Frequently Asked Questions: US and South Africa Mining Deals Talks

What minerals are central to the US and South Africa mining deals talks?

The discussions are centred on rare earth elements, particularly neodymium and praseodymium for EV and wind turbine magnets, platinum group metals, gold, chrome, and manganese.

What is the current status of negotiations?

As of May 2026, the talks remain at a preliminary stage. The Johannesburg meeting of May 6–7, 2026, as reported by the Financial Times, involved approximately 25 officials and was described as the highest-level bilateral engagement of the year. No formal agreements have been publicly announced.

What is the DFC's role in US–South Africa mineral engagement?

The US International Development Finance Corporation has committed $50 million to the Phalaborwa Rare Earths Project in Limpopo Province, which extracts rare earth elements from phosphogypsum industrial waste. This represents the most concrete expression of US minerals investment interest in South Africa to date.

Why does China's processing dominance matter for these talks?

China controls an estimated 90% of global rare earth processing capacity. Even where minerals are mined outside China, they often require Chinese facilities for separation and refining. US investment in South African projects explicitly designed around China-free processing addresses this structural vulnerability.

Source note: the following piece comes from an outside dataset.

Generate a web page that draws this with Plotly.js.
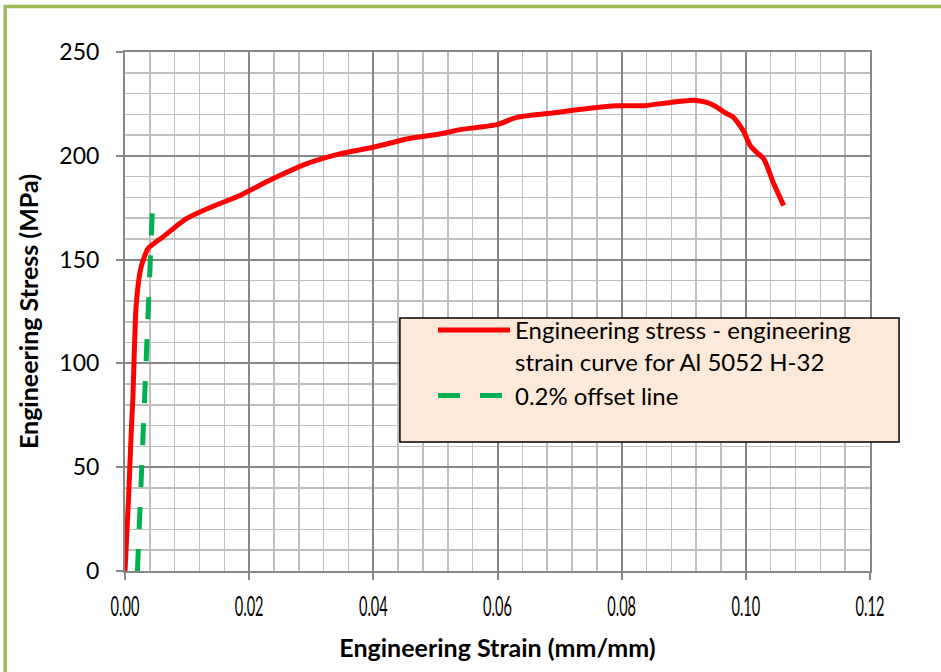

Could South Africa's BRICS membership complicate a formal agreement?

Yes. China is a major buyer of South African mineral exports and a significant bilateral partner. Deepening formal US mineral ties consequently creates a geopolitical balancing challenge that Pretoria must manage carefully.

Disclaimer: This article contains forward-looking analysis and references to preliminary diplomatic discussions. The May 2026 Johannesburg meeting details were reported by the Financial Times and cited by Reuters, which noted it could not immediately verify the report. Commodity price data referenced reflects market levels at the time of publication. Nothing in this article constitutes investment advice. Readers should conduct independent research before making investment decisions.